I don't know about sparks or fireworks, but kissing Erin was very natural. She blushed at me after I pulled away. Out of the corner of my eye, I saw Brenda chuckling to herself. Erin and I left the magistrate's office and walked back to the lobby in silence.

"I didn't know they'd say that part in a civil ceremony," I said quietly to Erin. "I'm sorry if I surprised you."

"No, it's okay," she insisted. I noticed she was looking anywhere but at me. "It was actually kind of... nice. It was just... unexpected, like you said. I hadn't thought about having to do that."

Brenda chimed in right before she left. "Well, if that was a surprise, you'd better prepare for the honeymoon tonight." She hugged Erin and left, still laughing at us.

Erin's tense eyes met mine. "Please tell me she was kidding."

"Of course. Remember, this is just paperwork. That kiss was for show." I smiled at her, hoping she would do the same. "Come on, let's go." I led her by the arm towards the car.

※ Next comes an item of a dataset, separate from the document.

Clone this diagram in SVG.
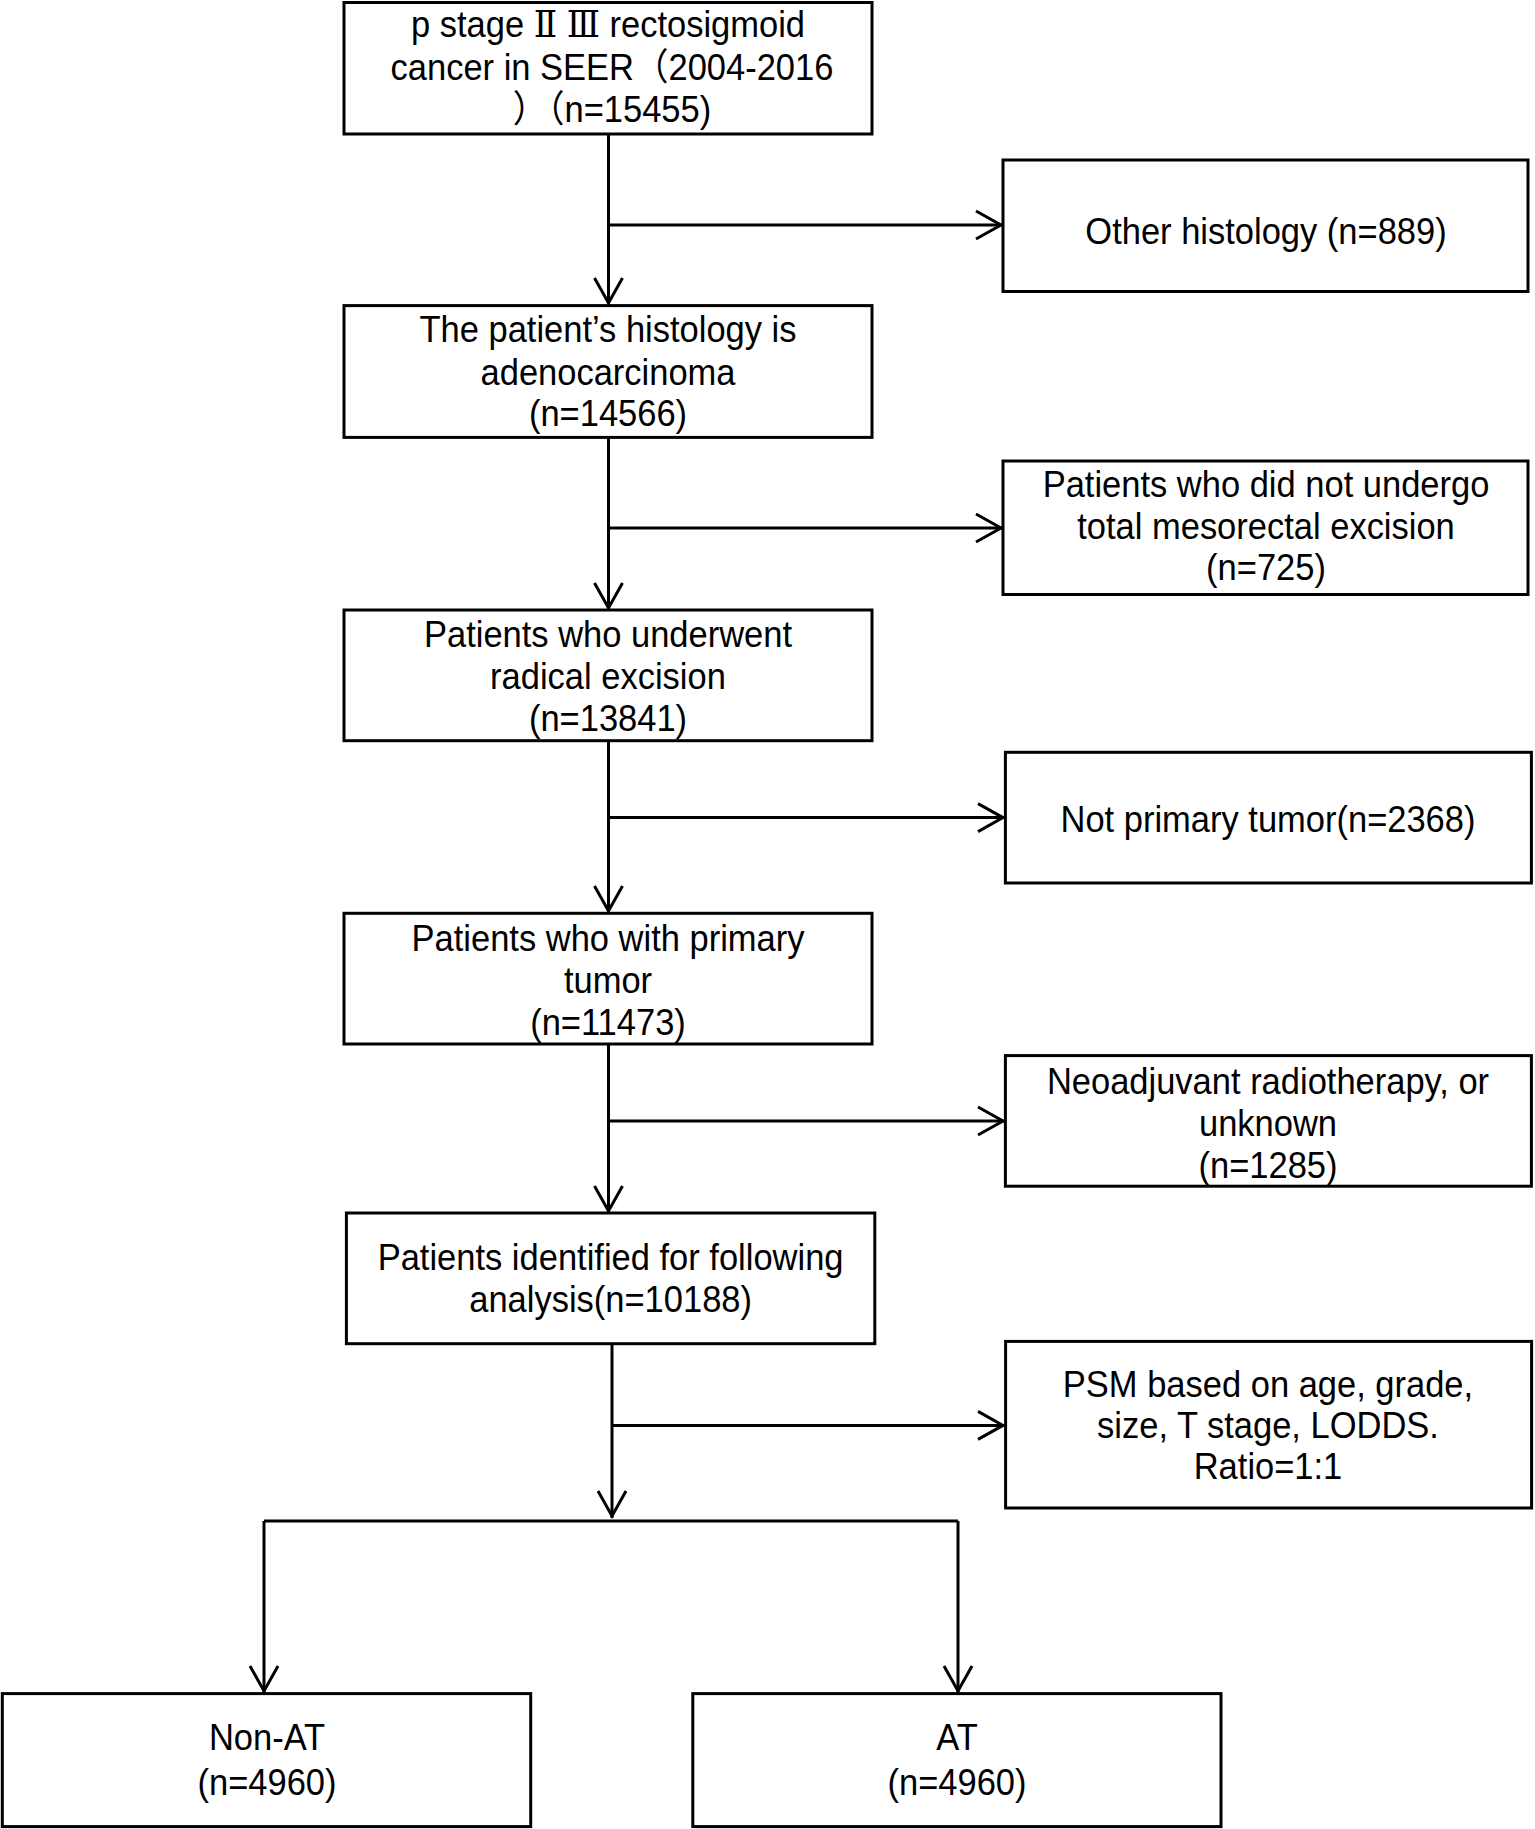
<svg xmlns="http://www.w3.org/2000/svg" width="1535" height="1829" viewBox="0 0 1535 1829">
<style>
.box{fill:#fff;stroke:#000;stroke-width:3}
.t{font-family:"Liberation Sans",Arial,"Noto Sans CJK SC",sans-serif;font-size:34.5px;text-anchor:middle;fill:#000}
.c{fill:none;stroke:#000;stroke-width:3}
.rn{font-family:"DejaVu Serif","Noto Sans CJK SC",serif}
</style>
<defs>
<marker id="ah" viewBox="-32 -18 40 36" refX="0" refY="0" markerWidth="40" markerHeight="36" markerUnits="userSpaceOnUse" orient="auto">
<path d="M-27,-14 L-2,0 L-27,14" fill="none" stroke="#000" stroke-width="3"/>
</marker>
</defs>
<rect width="1535" height="1829" fill="#fff"/>
<g id="connectors">
<path class="c" d="M608.5,134 V305" marker-end="url(#ah)"/>
<path class="c" d="M608.5,225 H1003" marker-end="url(#ah)"/>
<path class="c" d="M608.5,437.4 V610" marker-end="url(#ah)"/>
<path class="c" d="M608.5,528 H1003" marker-end="url(#ah)"/>
<path class="c" d="M608.5,740.7 V913" marker-end="url(#ah)"/>
<path class="c" d="M608.5,817.6 H1005" marker-end="url(#ah)"/>
<path class="c" d="M608.5,1044 V1213" marker-end="url(#ah)"/>
<path class="c" d="M608.5,1121 H1005" marker-end="url(#ah)"/>
<path class="c" d="M612,1343.7 V1518" marker-end="url(#ah)"/>
<path class="c" d="M612,1425.4 H1005" marker-end="url(#ah)"/>
<path class="c" d="M264,1521 H958"/>
<path class="c" d="M264,1521 V1693" marker-end="url(#ah)"/>
<path class="c" d="M958,1521 V1693" marker-end="url(#ah)"/>
</g>
<g id="n1">
<rect class="box" x="344" y="2.5" width="528" height="131.5"/>
<text class="t" transform="translate(608,37) scale(1,1.08)">p stage <tspan class="rn">Ⅱ</tspan> <tspan class="rn">Ⅲ</tspan> rectosigmoid</text>
<text class="t" transform="translate(612,80) scale(1,1.08)">cancer in SEER（2004-2016</text>
<text class="t" transform="translate(612,122) scale(1,1.08)">）（n=15455)</text>
</g>
<g id="r1">
<rect class="box" x="1003" y="160" width="525" height="131.5"/>
<text class="t" transform="translate(1266,244) scale(1,1.08)">Other histology (n=889)</text>
</g>
<g id="n2">
<rect class="box" x="344" y="305.6" width="528" height="131.8"/>
<text class="t" transform="translate(608,342) scale(1,1.08)">The patient’s histology is</text>
<text class="t" transform="translate(608,385) scale(1,1.08)">adenocarcinoma</text>
<text class="t" transform="translate(608,426) scale(1,1.08)">(n=14566)</text>
</g>
<g id="r2">
<rect class="box" x="1003" y="461" width="525" height="133.5"/>
<text class="t" transform="translate(1266,497) scale(1,1.08)">Patients who did not undergo</text>
<text class="t" transform="translate(1266,539) scale(1,1.08)">total mesorectal excision</text>
<text class="t" transform="translate(1266,580) scale(1,1.08)">(n=725)</text>
</g>
<g id="n3">
<rect class="box" x="344" y="610" width="528" height="130.7"/>
<text class="t" transform="translate(608,647) scale(1,1.08)">Patients who underwent</text>
<text class="t" transform="translate(608,689) scale(1,1.08)">radical excision</text>
<text class="t" transform="translate(608,731) scale(1,1.08)">(n=13841)</text>
</g>
<g id="r3">
<rect class="box" x="1005.4" y="752.3" width="526" height="130.7"/>
<text class="t" transform="translate(1268,832) scale(1,1.08)">Not primary tumor(n=2368)</text>
</g>
<g id="n4">
<rect class="box" x="344" y="913.3" width="528" height="130.7"/>
<text class="t" transform="translate(608,951) scale(1,1.08)">Patients who with primary</text>
<text class="t" transform="translate(608,993) scale(1,1.08)">tumor</text>
<text class="t" transform="translate(608,1035) scale(1,1.08)">(n=11473)</text>
</g>
<g id="r4">
<rect class="box" x="1005.4" y="1055.6" width="526" height="130.6"/>
<text class="t" transform="translate(1268,1094) scale(1,1.08)">Neoadjuvant radiotherapy, or</text>
<text class="t" transform="translate(1268,1136) scale(1,1.08)">unknown</text>
<text class="t" transform="translate(1268,1178) scale(1,1.08)">(n=1285)</text>
</g>
<g id="n5">
<rect class="box" x="346.4" y="1213" width="528.4" height="130.7"/>
<text class="t" transform="translate(610.6,1270) scale(1,1.08)">Patients identified for following</text>
<text class="t" transform="translate(610.6,1312) scale(1,1.08)">analysis(n=10188)</text>
</g>
<g id="r5">
<rect class="box" x="1005.6" y="1341.4" width="526" height="166.6"/>
<text class="t" transform="translate(1268,1397) scale(1,1.08)">PSM based on age, grade,</text>
<text class="t" transform="translate(1268,1438) scale(1,1.08)">size, T stage, LODDS.</text>
<text class="t" transform="translate(1268,1479) scale(1,1.08)">Ratio=1:1</text>
</g>
<g id="nonat">
<rect class="box" x="2.3" y="1693.6" width="528.4" height="133"/>
<text class="t" transform="translate(267,1750) scale(1,1.05)">Non-AT</text>
<text class="t" transform="translate(267,1795) scale(1,1.05)">(n=4960)</text>
</g>
<g id="at">
<rect class="box" x="692.8" y="1693.6" width="528.2" height="133"/>
<text class="t" transform="translate(957,1750) scale(1,1.05)">AT</text>
<text class="t" transform="translate(957,1795) scale(1,1.05)">(n=4960)</text>
</g>
</svg>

On the drive back to my place -- our place -- I got the sense she was still overthinking my kissing her. I steered the conversation to simple things, like what to eat for dinner, and plans for moving her belongings in a couple weeks.

The rest of the evening was quiet. We ate some egg fried rice in the living room while watching a movie. Erin was quiet, but at least responsive when I talked. I hoped she wasn't dwelling on the kiss still, especially after I had insisted over and over that I had no impure intentions.

I bid her goodnight and went to my bedroom, where I stripped down to my boxers. I milled about the room for a minute, putting some empty bottles in the trash and dirty clothes in the hamper. I had just slipped between the sheets when Erin knocked on my bedroom door. When she entered, my eyes went wide. She was wearing a thin, white camisole top and some lacy, white bikini-cut panties that hugged her hips nicely.

"Hi," she said shyly.

"Hey, what's up?" I tried in vain not to stare at her sexy curves.

She sat on the side of the bed beside me, giving me quite the rear view as she sat down.

"I thought you might want to... you know... do something tonight. It is our wedding night after all." She stammered her way through her words.

I couldn't believe my ears. This was definitely unexpected. "What do you want to do?" I asked her.

"I don't know," she said shyly, her head hanging down. "I just figure, after everything you've done for me, I would... I mean, we could... you know..." her voice trailed off, unwilling to actually say the words she was alluding to.

"No." The words sounded more forceful than I intended them to, but it got her to look at up me finally. "I was serious the other day. You look beautiful right now. And I do love you. But I have no expectation that you are or will be interested in me in that way. And if you aren't interested in a real relationship, this is not what I want from you."

"I don't understand." I could see the hurt in her eyes as she cried out softly. My heart sank. I didn't want to hurt her, ever.

"I don't believe in casual sex," I confessed. "Sex has always been something special to me, and I need to have a true, intimate, personal connection with someone before I take that step. I'm just not built that way."

Her face still showed hurt and confusion.

"I don't have one-night stands, and I could never have a 'friends with benefits' arrangement with someone. I don't operate like that."